Hey CUDA community,
Maybe nVidia folks can comment on this or someone could please point me to an nVidia best practices doc?
I read CUDA API docs and ran a search on these forums and cannot find a best practice recommendation regarding the scenario, when low CPU load is preferred, and slight CUDA kernel latency is tolerable. See, e.g. my search results.

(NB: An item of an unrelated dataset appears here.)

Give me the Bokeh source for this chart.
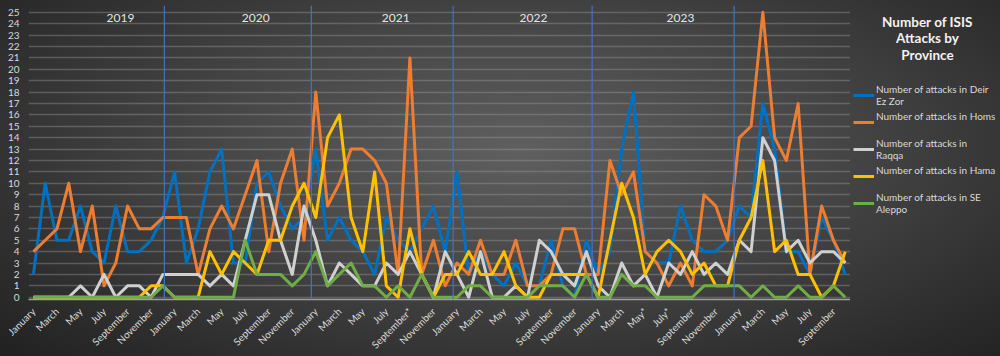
import math
from bokeh.plotting import figure
from bokeh.layouts import row
from bokeh.models import Span, Label, Legend, LegendItem, FixedTicker
from bokeh.embed import file_html
from bokeh.resources import INLINE

month_names = ["January", "February", "March", "April", "May", "June", "July",
               "August", "September", "October", "November", "December"]
months = []
for yr in range(2019, 2025):
    for m in month_names:
        months.append(m)
months = months[:70]
months[32] = "September*"
months[52] = "May*"
months[54] = "July*"

years = ["2019", "2020", "2021", "2022", "2023"]

deir_ez_zor = [2, 10, 5, 5, 8, 4, 3, 8, 4, 4, 5, 7,
               11, 3, 6, 11, 13, 3, 3, 10, 11, 8, 6, 7,
               13, 5, 7, 5, 4, 2, 7, 5, 4, 6, 8, 4,
               11, 2, 4, 2, 1, 3, 1, 1, 5, 1, 0, 5,
               2, 4, 13, 18, 4, 3, 3, 8, 5, 4, 4, 5,
               8, 7, 17, 13, 4, 4, 2, 7, 5, 2]
homs = [4, 5, 6, 10, 4, 8, 1, 3, 8, 6, 6, 7,
        7, 7, 2, 6, 8, 6, 9, 12, 4, 10, 13, 5,
        18, 8, 10, 13, 13, 12, 10, 2, 21, 2, 5, 1,
        3, 2, 5, 2, 2, 5, 1, 1, 2, 6, 6, 2,
        2, 12, 9, 11, 4, 3, 1, 3, 1, 9, 8, 5,
        14, 15, 25, 14, 12, 17, 2, 8, 5, 3]
raqqa = [0, 0, 0, 0, 1, 0, 2, 0, 1, 1, 0, 2,
         2, 2, 2, 1, 2, 1, 5, 9, 9, 5, 2, 8,
         5, 1, 3, 2, 1, 1, 3, 2, 4, 2, 0, 4,
         2, 0, 4, 0, 0, 1, 0, 5, 4, 2, 1, 4,
         1, 0, 3, 1, 2, 0, 3, 2, 4, 2, 3, 2,
         5, 4, 14, 12, 4, 5, 3, 4, 4, 3]
hama = [0, 0, 0, 0, 0, 0, 0, 0, 0, 0, 1, 1,
        0, 0, 0, 4, 2, 4, 3, 2, 5, 5, 8, 10,
        7, 14, 16, 7, 4, 11, 1, 0, 6, 2, 0, 2,
        2, 4, 2, 2, 4, 1, 0, 0, 2, 2, 2, 2,
        0, 5, 10, 7, 2, 4, 5, 4, 2, 3, 1, 1,
        5, 7, 12, 4, 5, 2, 2, 0, 1, 4]
se_aleppo = [0, 0, 0, 0, 0, 0, 0, 0, 0, 0, 0, 1,
             0, 0, 0, 0, 0, 0, 5, 2, 2, 2, 1, 2,
             4, 1, 2, 3, 1, 1, 0, 1, 0, 2, 0, 0,
             0, 1, 1, 0, 0, 0, 0, 1, 1, 1, 0, 2,
             0, 0, 2, 1, 1, 0, 0, 0, 0, 1, 1, 1,
             1, 0, 1, 0, 0, 1, 0, 0, 1, 0]

series_labels = ["Number of attacks in Deir\nEz Zor",
                 "Number of attacks in Homs\n ",
                 "Number of attacks in\nRaqqa",
                 "Number of attacks in Hama\n ",
                 "Number of attacks in SE\nAleppo"]
series_colors = ["#0070c0", "#ed7d31", "#d0d0d0", "#ffc000", "#70ad47"]
chart_title = "Number of ISIS\nAttacks by\nProvince"

x = list(range(len(months)))

# ---- main chart ----
p = figure(frame_width=822, frame_height=294, output_backend="svg", toolbar_location=None,
           x_range=(-0.42, 69.45), y_range=(-0.2, 25.6),
           min_border_left=28, min_border_right=0, min_border_top=5,
           min_border_bottom=57)
p.background_fill_color = None
p.border_fill_color = None
p.outline_line_color = None

p.yaxis.ticker = FixedTicker(ticks=list(range(0, 26)))
p.yaxis.axis_line_color = None
p.yaxis.major_tick_line_color = None
p.yaxis.minor_tick_line_color = None
p.yaxis.major_label_text_color = "#d9d9d9"
p.yaxis.major_label_text_font_size = "10px"
p.yaxis.major_label_text_font = "Lato"
p.yaxis.major_label_standoff = 3

p.xaxis.ticker = FixedTicker(ticks=list(range(0, len(months), 2)))
p.xaxis.major_label_overrides = {i: months[i] for i in range(0, len(months), 2)}
p.xaxis.major_label_orientation = math.pi / 4
p.xaxis.axis_line_color = "#a0a0a0"
p.xaxis.axis_line_width = 1.5
p.xaxis.major_tick_line_color = None
p.xaxis.minor_tick_line_color = None
p.xaxis.major_label_text_color = "#d9d9d9"
p.xaxis.major_label_text_font_size = "10px"
p.xaxis.major_label_text_font = "Lato"
p.xaxis.major_label_standoff = 4

p.xgrid.grid_line_color = None
p.ygrid.grid_line_color = "#a0a0a0"
p.ygrid.grid_line_alpha = 0.38
p.ygrid.grid_line_width = 1.5

for loc in [11.13, 23.62, 35.68, 47.49, 59.56]:
    p.add_layout(Span(location=loc, dimension="height", line_color="#4472c4", line_width=1.2))

for yr, xp in zip(years, [7.4, 18.9, 30.8, 42.5, 55.0]):
    p.add_layout(Label(x=xp, y=24.5, text=yr, text_color="#e6e6e6", text_font_size="12px",
                       text_font="Lato", text_align="center", text_baseline="middle"))

for vals, col in zip([deir_ez_zor, homs, raqqa, hama, se_aleppo], series_colors):
    p.line(x, vals, line_color=col, line_width=3, line_join="round")

# ---- legend panel (frame aligned with the main chart's frame) ----
q = figure(width=150, height=356, output_backend="svg", toolbar_location=None,
           x_range=(0, 1), y_range=(0, 1), min_border=0)
q.axis.visible = False
q.grid.visible = False
q.background_fill_color = None
q.border_fill_color = None
q.outline_line_color = None

items = []
for lab, col in zip(series_labels, series_colors):
    r = q.line(x=[math.nan], y=[math.nan], line_color=col, line_width=3)
    items.append(LegendItem(label=lab, renderers=[r]))

q.add_layout(Label(x=77, y=285, x_units="screen", y_units="screen", text=chart_title,
                   text_color="#f2f2f2", text_font_style="bold", text_font_size="13.5px",
                   text_font="Lato", text_align="center", text_baseline="top",
                   text_line_height=1.05))

legend = Legend(items=items, location=(3, 82))
legend.background_fill_alpha = 0
legend.border_line_color = None
legend.label_text_color = "#d9d9d9"
legend.label_text_font_size = "10px"
legend.label_text_font = "Lato"
legend.label_text_line_height = 1.25
legend.glyph_width = 21
legend.label_standoff = 2
legend.padding = 0
legend.margin = 0
legend.spacing = 0
legend.label_height = 27
legend.glyph_height = 14
q.add_layout(legend)

layout = row(p, q)
layout.styles = {"background": "radial-gradient(ellipse 75% 85% at 52% 42%, #5f5f5f 0%, #474747 40%, #2f2f2f 75%, #1f1f1f 100%)"}

open("out.html", "w").write(file_html(layout, INLINE))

I’m talking about the following usage pattern, which I think is the traditional one, and from which I intentionally excluded error checking, for clarity:
cudaSetDevice(…)
cudaSetDeviceFlags(cudaDeviceScheduleBlockingSync)
cudaMalloc(…)
loop many times:
cudaMemcpy(… cudaMemcpyHostToDevice)
kernel<<<…>>>(…)
cudaDeviceSynchronize(…) ← useful for error checking ASAP
cudaMemcpy(… cudaMemcpyDeviceToHost)
cudaFree(…)
What kind of a CPU load overhead, caused by cudaDeviceSynchronize(…), should we expect for a process which iteratively runs a compute-heavy kernel, following the above pattern?

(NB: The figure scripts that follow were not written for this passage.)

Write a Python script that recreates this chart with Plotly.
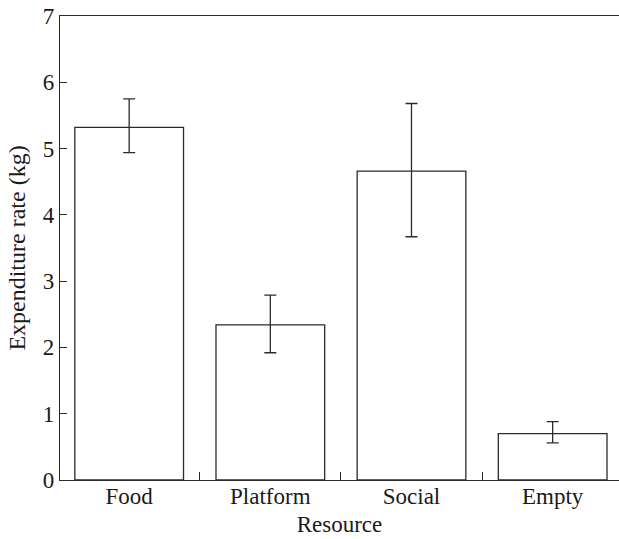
import plotly.graph_objects as go

resources = ["Food", "Platform", "Social", "Empty"]
rate = [5.32, 2.34, 4.66, 0.70]
err_upper = [5.75, 2.79, 5.68, 0.88]
err_lower = [4.94, 1.92, 3.67, 0.56]

plus = [u - m for u, m in zip(err_upper, rate)]
minus = [m - l for m, l in zip(rate, err_lower)]

font_family = "Liberation Serif, Times New Roman, serif"
ink = "#2b2b2b"
fs = 23

fig = go.Figure(
    go.Bar(
        x=resources,
        y=rate,
        width=0.77,
        marker=dict(color="white", line=dict(color=ink, width=1.3)),
        error_y=dict(
            type="data",
            symmetric=False,
            array=plus,
            arrayminus=minus,
            color=ink,
            thickness=1.3,
            width=6,
        ),
    )
)

fig.update_layout(
    width=619,
    height=539,
    margin=dict(l=60, r=0, t=16, b=59, autoexpand=False),
    plot_bgcolor="white",
    paper_bgcolor="white",
    showlegend=False,
    font=dict(family=font_family, size=fs, color="#1a1a1a"),
)

fig.update_xaxes(
    range=[-0.49, 3.47],
    showline=True,
    linecolor=ink,
    linewidth=1.3,
    mirror=True,
    ticks="inside",
    tickson="boundaries",
    ticklen=8,
    tickcolor=ink,
    tickwidth=1.2,
    showgrid=False,
    tickfont=dict(size=fs),
    ticklabelstandoff=-5,
    title=dict(text="Resource", font=dict(size=fs), standoff=8),
)

fig.update_yaxes(
    range=[0, 7],
    dtick=1,
    showline=True,
    linecolor=ink,
    linewidth=1.3,
    ticks="inside",
    ticklen=7,
    tickcolor=ink,
    tickwidth=1.2,
    showgrid=False,
    zeroline=False,
    tickfont=dict(size=fs),
    title=dict(text="Expenditure rate (kg)", font=dict(size=fs + 1), standoff=10),
)

fig.write_html("out.html")
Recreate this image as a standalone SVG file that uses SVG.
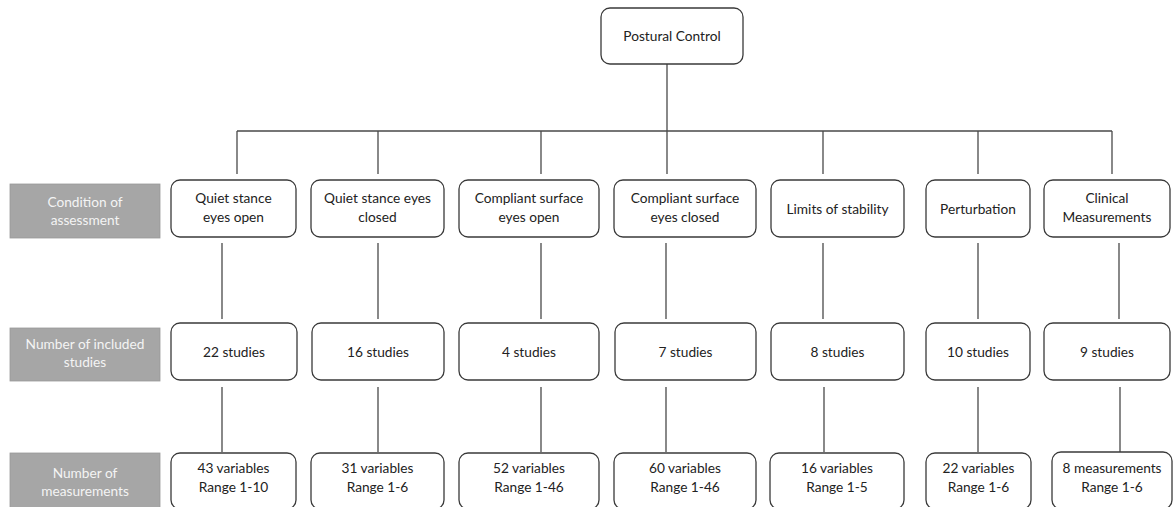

Besides high CPU load (about 50% per CPU core running my CUDA host code), I believe I’m observing continuous and substantial device->host PCI transfer, which I can only attribute to the synchronization overhead. From my observations, my own code’s PCI usage is asymmetric, pushing data predominantly to the device, while nvidia-smi reports asymmetric PCI load predominantly from the device. I’m not sure which tool I can use to confirm my suspicion w.r.t. PCI utilization overhead.
Is there a demo program, written according to nVidia best practices, and known to exhibit low CPU utilization and low PCI usage, when data prep on the CPU, required for running the kernel, is insignificant (compared to the kernel run time) and data transfers over PCI are low?
Thank you in advance for your insights!